In January 2015, twelve of the men were
given Antisocial Behavior Orders ("Asbos"), forbidding them from "forcing their views on others" for a period of three years. Their spiritual mentor is a British-born Islamist agitator named
Anjem Choudary, whose parents migrated from Pakistan.
In July 2011, "Muslims Against Crusades," a group founded by Choudary,
launched a campaign to turn twelve British cities — including what it calls "Londonistan" — into independent Islamic states. The so-called Islamic Emirates would function as autonomous enclaves ruled by Islamic Sharia law and operate outside British jurisprudence.
The Islamic Emirates Project named the British cities of Birmingham, Bradford, Derby, Dewsbury, Leeds, Leicester, Liverpool, Luton, Manchester, Sheffield, as well as Waltham Forest in northeast London and Tower Hamlets in East London, as territories to be targeted for blanket Sharia rule.
Muslims Against Crusades (proscribed in November 2011) is one of the many reincarnations of the Muslim extremist group al-Muhajiroun, which was banned in January 2010. A
study published by the London-based Henry Jackson Society in September 2014 found that one in five terrorists convicted in Britain over more than a decade have had links to al-Muhajiroun.
An investigative
report published by the British anti-fascism group Hope Not Hate in November 2013 concluded that al-Muhajiroun was "the single biggest gateway to terrorism in recent British history."

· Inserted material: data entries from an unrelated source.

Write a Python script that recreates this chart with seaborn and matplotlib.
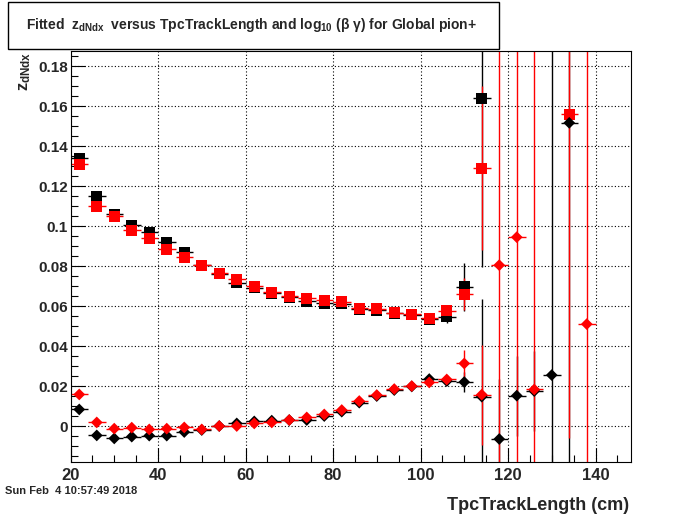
import numpy as np
import pandas as pd
import matplotlib
matplotlib.use("Agg")
import matplotlib.pyplot as plt
import seaborn as sns
from matplotlib.patches import Rectangle
from matplotlib.ticker import MultipleLocator, FuncFormatter

nan = np.nan

# TpcTrackLength bin centres (cm), bins are 4 cm wide
track_len = [22, 26, 30, 34, 38, 42, 46, 50, 54, 58, 62, 66, 70, 74, 78,
             82, 86, 90, 94, 98, 102, 106, 110, 114, 118, 122, 126, 130, 134, 138]
x_half = 2.0

# upper curve, squares
black_sq = [0.134, 0.115, 0.106, 0.1005, 0.097, 0.092, 0.087, 0.0805, 0.0762, 0.0718,
            0.0692, 0.0665, 0.0645, 0.0625, 0.0615, 0.0613, 0.0585, 0.058, 0.0565, 0.0558,
            0.0535, 0.0547, 0.0697, 0.164, nan, nan, nan, nan, nan, nan]
black_sq_err = [0.001] * 21 + [0.003, 0.012, 0.0845] + [nan] * 6

red_sq = [0.131, 0.110, 0.105, 0.098, 0.094, 0.0885, 0.0845, 0.0805, 0.0765, 0.0735,
          0.070, 0.067, 0.065, 0.064, 0.063, 0.0623, 0.059, 0.0587, 0.0568, 0.056,
          0.054, 0.0577, 0.066, 0.129, nan, nan, nan, nan, 0.156, nan]
red_sq_err = [0.001] * 21 + [0.003, 0.008, 0.041, nan, nan, nan, nan, 0.162, nan]

# lower curve, diamonds
black_dm = [0.0083, -0.0047, -0.0062, -0.0053, -0.0048, -0.0048, -0.003, -0.002, 0.0, 0.0013,
            0.0023, 0.0027, 0.003, 0.003, 0.005, 0.0072, 0.0117, 0.015, 0.018, 0.0198,
            0.0235, 0.0225, 0.022, 0.0147, -0.0065, 0.0152, 0.0175, 0.0255, 0.1517, nan]
black_dm_err = [0.001] * 21 + [0.002, 0.005, 0.049, 0.03, 0.02, 0.02, 0.2, 0.2, nan]

red_dm = [0.0158, 0.0018, -0.0013, -0.0008, -0.0017, -0.0013, -0.0007, -0.0017, 0.0, 0.0,
          0.0013, 0.0018, 0.003, 0.0043, 0.0058, 0.008, 0.0125, 0.0155, 0.0185, 0.020,
          0.0218, 0.0233, 0.0313, 0.0157, 0.0805, 0.0945, 0.0183, nan, nan, 0.051]
red_dm_err = [0.001] * 21 + [0.002, 0.0067, 0.025, 0.15, 0.13, 0.2, nan, nan, 0.15]

sns.set_theme(style="ticks")
plt.rcParams["font.family"] = ["Liberation Sans", "DejaVu Sans"]
plt.rcParams["font.weight"] = "bold"
plt.rcParams["mathtext.fontset"] = "custom"
plt.rcParams["mathtext.rm"] = "Liberation Sans:bold"
plt.rcParams["mathtext.it"] = "Liberation Sans:bold"
plt.rcParams["mathtext.bf"] = "Liberation Sans:bold"

fig = plt.figure(figsize=(7.0, 5.14), dpi=100)
ax = fig.add_axes([70.5 / 700, 51.7 / 514, 560 / 700, 411 / 514])

series = {
    "black_sq": (black_sq, black_sq_err, "black", "s", 64),
    "red_sq": (red_sq, red_sq_err, "red", "s", 64),
    "black_dm": (black_dm, black_dm_err, "black", "D", 36),
    "red_dm": (red_dm, red_dm_err, "red", "D", 36),
}

# error bars: black first, red on top
for name in ["black_sq", "black_dm", "red_sq", "red_dm"]:
    vals, errs, col, mk, size = series[name]
    ax.errorbar(track_len, vals, yerr=errs, xerr=x_half, fmt="none",
                ecolor=col, elinewidth=1.0, capsize=0, zorder=2)

frames = [pd.DataFrame({"x": track_len, "y": v[0], "series": k}) for k, v in series.items()]
df = pd.concat(frames).dropna()

sns.scatterplot(data=df, x="x", y="y", hue="series", style="series", size="series",
                palette={k: v[2] for k, v in series.items()},
                markers={k: v[3] for k, v in series.items()},
                sizes={k: v[4] for k, v in series.items()},
                linewidth=0, legend=False, ax=ax, zorder=3)

ax.set_xlim(20, 148)
ax.set_ylim(-0.01815, 0.1875)
ax.xaxis.set_major_locator(MultipleLocator(20))
ax.xaxis.set_minor_locator(MultipleLocator(5))
ax.yaxis.set_major_locator(MultipleLocator(0.02))
ax.yaxis.set_minor_locator(MultipleLocator(0.005))
fmt = FuncFormatter(lambda v, p: "%g" % round(v, 4))
ax.xaxis.set_major_formatter(fmt)
ax.yaxis.set_major_formatter(fmt)
ax.tick_params(which="both", direction="in", top=False, right=False, color="black", width=0.8)
ax.tick_params(which="major", length=10)
ax.tick_params(which="minor", length=5)
ax.tick_params(axis="x", labelsize=12, pad=4)
ax.tick_params(axis="y", labelsize=11, pad=2)
ax.set_xlabel("")
ax.set_ylabel("")
ax.grid(True, which="major", color="black", linestyle=(0, (1, 2)), linewidth=0.8)
ax.set_axisbelow(True)
for sp in ax.spines.values():
    sp.set_color("black")
    sp.set_linewidth(0.8)

# title box
fig.patches.append(Rectangle((7.5 / 700, 1 - 48.5 / 514), 491 / 700, 46 / 514,
                             transform=fig.transFigure, facecolor="white",
                             edgecolor="black", linewidth=1.0))
fig.text(251 / 700, 1 - 29 / 514,
         r"Fitted  $z_{dNdx}$  versus TpcTrackLength and $log_{10}$ (β γ) for Global pion+",
         ha="center", va="baseline", fontsize=10, fontweight="bold")

fig.text(25 / 700, 1 - 52 / 514, r"$z_{dNdx}$", rotation=90, ha="center", va="top",
         fontsize=12)
fig.text(629 / 700, 1 - 510 / 514, "TpcTrackLength (cm)", ha="right", va="baseline",
         fontsize=13, fontweight="bold")
fig.text(5 / 700, 1 - 494 / 514, "Sun Feb  4 10:57:49 2018", ha="left", va="baseline",
         fontsize=8, fontweight="bold")

fig.savefig("out.png", dpi=100, facecolor="white")
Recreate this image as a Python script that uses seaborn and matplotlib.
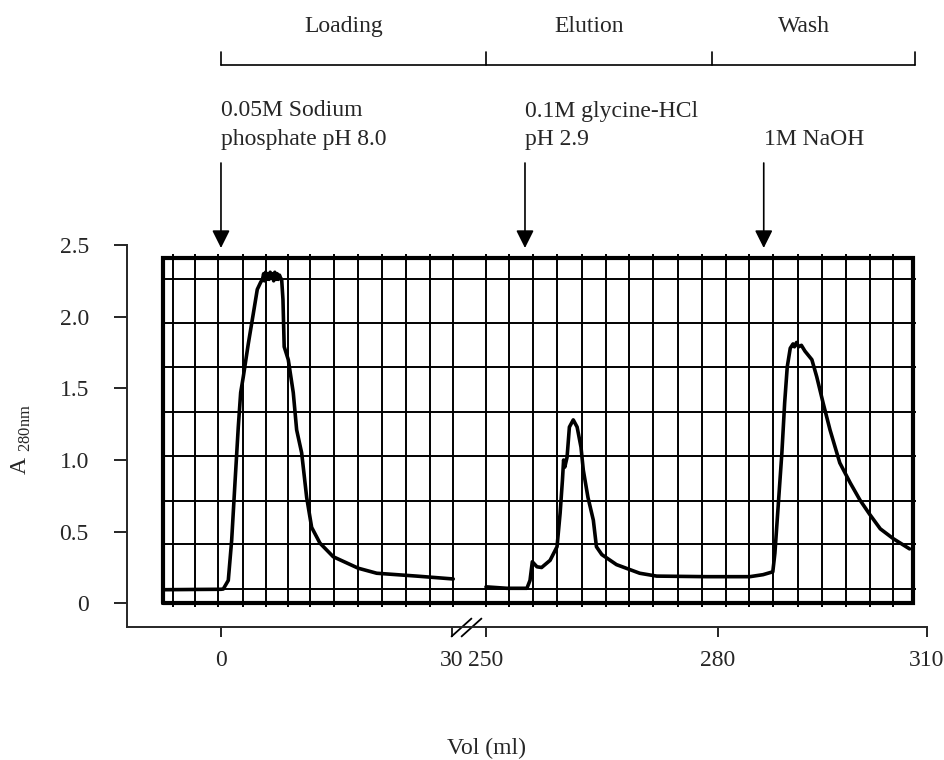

The group's founder, Anjem Choudary, remains free and continues to call for the implementation of Sharia law in Britain.
Meanwhile, Britain's first directly elected Muslim mayor — a close ally of Choudary named Lutfur Rahman, who runs Tower Hamlets Council — has been
accused of using illegal tactics to get re-elected in May 2014. Muslim residents were allegedly told that they would not be "good Muslims" unless they voted for Rahman, who was born in East Pakistan (now Bangladesh), and moved to Britain as a child.